I'm sure others will chime in.

I lived in a neighborhood with a very fit GSD that used a wheelchair. The pup seemed very happy and comfortable. Although I wanted to, I never talked to the owner. 

From your post, she seems like she could handle a wheelchair. Dogs are very adaptable if they aren't in pain...

Is her weight under control?


----------



## Remo (Sep 8, 2004)

Some dogs adapt very well to the wheelchairs. 

Where are you located? Our rescue has an assortment that we lend out to people who need them.


----------



## blade919red (Jul 23, 2014)

i'm in the uk, looked at several, not expensive.


----------



## Bridget (Apr 5, 2004)

What makes you believe she isn't in pain? Are you sure it is HD, rather than DM?


----------



## misslesleedavis1 (Dec 5, 2013)

Bridget said:


> What makes you believe she isn't in pain? Are you sure it is HD, rather than DM?


^this,
are you positive she is not suffering?
I have seen dogs thrive in wheelchairs!


----------



## blade919red (Jul 23, 2014)

shes really happy, plays with our maltese pup for hours, had her swimming today, really enjoyed it, still a strong swimmer.had a job getting her out.


----------



## Chip18 (Jan 11, 2014)

Hd is painful DM is not. Sadly if you have a Boxer, you have a very high chance of learning alot about DM! 

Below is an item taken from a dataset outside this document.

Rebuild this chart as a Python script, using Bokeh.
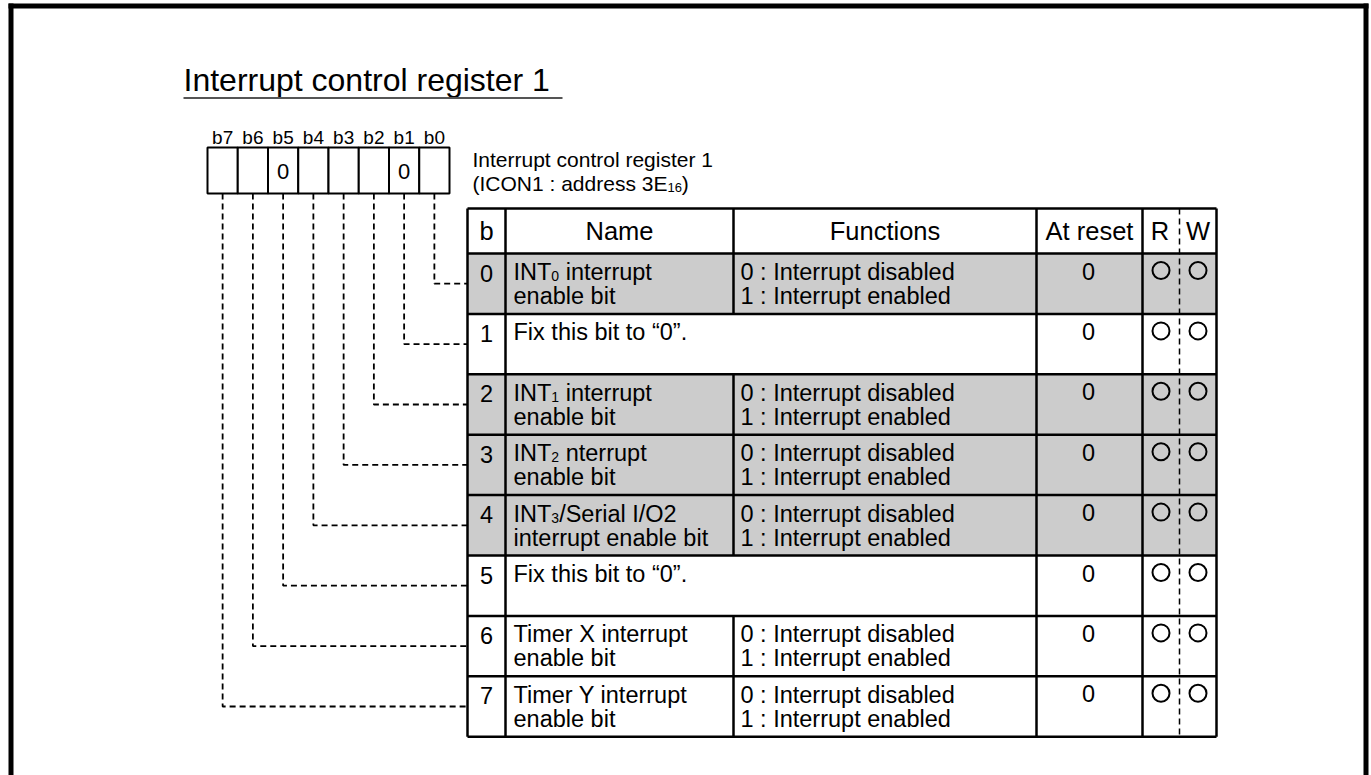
from bokeh.plotting import figure
from bokeh.models import Range1d
from bokeh.core.properties import value
from bokeh.embed import file_html
from bokeh.resources import INLINE

# ---------------- data ----------------
title_text = "Interrupt control register 1"
register_label = "Interrupt control register 1"
address_main = "(ICON1 : address 3E"
address_sub = "16"
address_tail = ")"

bit_labels = ["b7", "b6", "b5", "b4", "b3", "b2", "b1", "b0"]
box_values = ["", "", "0", "", "", "", "0", ""]

header_labels = ["b", "Name", "Functions", "At reset", "R", "W"]

row_bits = ["0", "1", "2", "3", "4", "5", "6", "7"]
name_head = ["INT", "Fix this bit to \u201c0\u201d.", "INT", "INT", "INT",
             "Fix this bit to \u201c0\u201d.", "Timer X interrupt", "Timer Y interrupt"]
name_sub = ["0", "", "1", "2", "3", "", "", ""]
name_tail = [" interrupt", "", " interrupt", " nterrupt", "/Serial I/O2", "", "", ""]
name_line2 = ["enable bit", "", "enable bit", "enable bit", "interrupt enable bit",
              "", "enable bit", "enable bit"]
func_line1 = ["0 : Interrupt disabled", "", "0 : Interrupt disabled", "0 : Interrupt disabled",
              "0 : Interrupt disabled", "", "0 : Interrupt disabled", "0 : Interrupt disabled"]
func_line2 = ["1 : Interrupt enabled", "", "1 : Interrupt enabled", "1 : Interrupt enabled",
              "1 : Interrupt enabled", "", "1 : Interrupt enabled", "1 : Interrupt enabled"]
reset_values = ["0", "0", "0", "0", "0", "0", "0", "0"]
readable = [True, True, True, True, True, True, True, True]
writable = [True, True, True, True, True, True, True, True]
shaded = [True, False, True, True, True, False, False, False]

# ---------------- layout / style ----------------
FONT = value("Liberation Sans")
W, H = 1371, 775

AFM = {" ": 278, "(": 333, ")": 333, ":": 278, "/": 278, "A": 667, "C": 722, "E": 667,
       "I": 278, "N": 722, "O": 778, "T": 611, "a": 556, "d": 556, "e": 556, "r": 333,
       "s": 500, "i": 222, "l": 222, "t": 278, "n": 556, "u": 556, "p": 556, "b": 556}


def tw(s, fs):
    return sum(AFM.get(c, 556) for c in s) / 1000.0 * fs


p = figure(width=W, height=H, output_backend="svg", toolbar_location=None,
           x_range=Range1d(0, W), y_range=Range1d(H, 0),
           x_axis_location=None, y_axis_location=None, min_border=0,
           background_fill_color="white", border_fill_color="white")
p.grid.visible = False
p.outline_line_color = None


def txt(x, y, s, fs, align="left", color="black"):
    lead = len(s) - len(s.lstrip(" "))
    if lead and align == "left":
        x = x + tw(" " * lead, fs)
        s = s.lstrip(" ")
    p.text(x=[x], y=[y], text=[s], text_font=FONT, text_font_size=f"{fs}px",
           text_align=align, text_baseline="middle", text_color=color)


# page frame (left, top, right)
p.segment(x0=[10.5, 8, 1365.5], y0=[3, 5.5, 3], x1=[10.5, 1368, 1365.5], y1=[H + 5, 5.5, H + 5],
          line_color="black", line_width=5)

# title
txt(183, 79, title_text, 32)
p.segment(x0=[183], y0=[97.5], x1=[562], y1=[97.5], line_color="#555555", line_width=2)

# register boxes
BOX_L, BOX_W, BOX_T, BOX_B = 207, 30.25, 147, 193
n_bits = len(bit_labels)
lefts = [BOX_L + i * BOX_W for i in range(n_bits)]
p.quad(left=lefts, right=[l + BOX_W for l in lefts], top=[BOX_T] * n_bits, bottom=[BOX_B] * n_bits,
       fill_color="white", line_color="black", line_width=2)
centers = [l + BOX_W / 2 for l in lefts]
p.text(x=centers, y=[137] * n_bits, text=bit_labels, text_font=FONT, text_font_size="19px",
       text_align="center", text_baseline="middle")
p.text(x=centers, y=[170.5] * n_bits, text=box_values, text_font=FONT, text_font_size="22px",
       text_align="center", text_baseline="middle")

# register name / address
SUB_FS = 21
txt(472, 159, register_label, SUB_FS)
txt(472, 183, address_main, SUB_FS)
xs = 472 + tw(address_main, SUB_FS)
txt(xs, 187, address_sub, 13)
txt(xs + tw(address_sub, 13), 183, address_tail, SUB_FS)

# table geometry
COLS = [467, 505, 733, 1036, 1142, 1216]
RW_SPLIT = 1179
HEAD_T, HEAD_B = 208, 253
ROW_H = 60.4
n_rows = len(row_bits)
row_tops = [HEAD_B + i * ROW_H for i in range(n_rows)]
TAB_B = HEAD_B + n_rows * ROW_H

# shading
sh = [i for i in range(n_rows) if shaded[i]]
p.quad(left=[COLS[0]] * len(sh), right=[COLS[-1]] * len(sh),
       top=[row_tops[i] for i in sh], bottom=[row_tops[i] + ROW_H for i in sh],
       fill_color="#cccccc", line_color=None)

# R/W dashed divider
p.segment(x0=[RW_SPLIT], y0=[HEAD_T], x1=[RW_SPLIT], y1=[TAB_B], line_color="black",
          line_width=1.5, line_dash="6 4")

# table lines
sx0, sy0, sx1, sy1 = [], [], [], []
for y in [HEAD_T, HEAD_B] + [t + ROW_H for t in row_tops]:
    sx0.append(COLS[0]); sx1.append(COLS[-1]); sy0.append(y); sy1.append(y)
for c in [COLS[0], COLS[1], COLS[3], COLS[4], COLS[5]]:
    sx0.append(c); sx1.append(c); sy0.append(HEAD_T); sy1.append(TAB_B)
sx0.append(COLS[2]); sx1.append(COLS[2]); sy0.append(HEAD_T); sy1.append(HEAD_B)
for i in range(n_rows):
    if func_line1[i]:
        sx0.append(COLS[2]); sx1.append(COLS[2]); sy0.append(row_tops[i]); sy1.append(row_tops[i] + ROW_H)
p.segment(x0=sx0, y0=sy0, x1=sx1, y1=sy1, line_color="black", line_width=2.5)

# header texts
HFS = 25.5
hx = [(COLS[0] + COLS[1]) / 2, (COLS[1] + COLS[2]) / 2, (COLS[2] + COLS[3]) / 2,
      (COLS[3] + COLS[4]) / 2, (COLS[4] + RW_SPLIT) / 2 - 1, (RW_SPLIT + COLS[5]) / 2]
p.text(x=hx, y=[230.5] * 6, text=header_labels, text_font=FONT, text_font_size=f"{HFS}px",
       text_align="center", text_baseline="middle")

# rows
FS = 23.5
SFS = 14
for i in range(n_rows):
    t = row_tops[i]
    l1, l2 = t + 18.5, t + 42.5
    txt((COLS[0] + COLS[1]) / 2, t + 19.5, row_bits[i], FS, align="center")
    nx = COLS[1] + 8
    txt(nx, l1, name_head[i], FS)
    if name_sub[i]:
        sx = nx + tw(name_head[i], FS)
        txt(sx, l1 + 4, name_sub[i], SFS)
        txt(sx + tw(name_sub[i], SFS), l1, name_tail[i], FS)
    if name_line2[i]:
        txt(nx, l2, name_line2[i], FS)
    if func_line1[i]:
        txt(COLS[2] + 7, l1, func_line1[i], FS)
        txt(COLS[2] + 7, l2, func_line2[i], FS)
    txt((COLS[3] + COLS[4]) / 2 - 1, t + 17.5, reset_values[i], FS, align="center")

# R / W circles
rx = [(COLS[4] + RW_SPLIT) / 2 for i in range(n_rows) if readable[i]]
ry = [row_tops[i] + 17 for i in range(n_rows) if readable[i]]
wx = [(RW_SPLIT + COLS[5]) / 2 for i in range(n_rows) if writable[i]]
wy = [row_tops[i] + 17 for i in range(n_rows) if writable[i]]
p.scatter(x=rx + wx, y=ry + wy, marker="circle", size=17, fill_color=None,
          line_color="black", line_width=2)

# dashed connectors from each bit box to its row
cx, cy = [], []
for k in range(n_bits):
    bit_no = n_bits - 1 - k  # b7 is leftmost
    x = centers[k]
    y = row_tops[bit_no] + ROW_H / 2
    cx.append([x, x, COLS[0]])
    cy.append([BOX_B, y, y])
p.multi_line(xs=cx, ys=cy, line_color="black", line_width=1.8, line_dash="6 4")

open("out.html", "w").write(file_html(p, INLINE))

If you want to use a wheel chair the sooner she can get use to it the better! "I" used a "Walking Wheels" wheel chair. They all pretty much work the same way. The main difference is the "hassle factor" on getting the dog in and out. My Boxer was only 65 lbs so I could move her around pretty easily but I still found the 'Walking Wheels" to be a hassle myself.

But the advantage to it, is it can be scaled up or down and you only need two measurements.


----------



## blade919red (Jul 23, 2014)

i have bought a walkin wheels, will she b able to do her business ok while shes in it? thanks for your replies, much appreciated


----------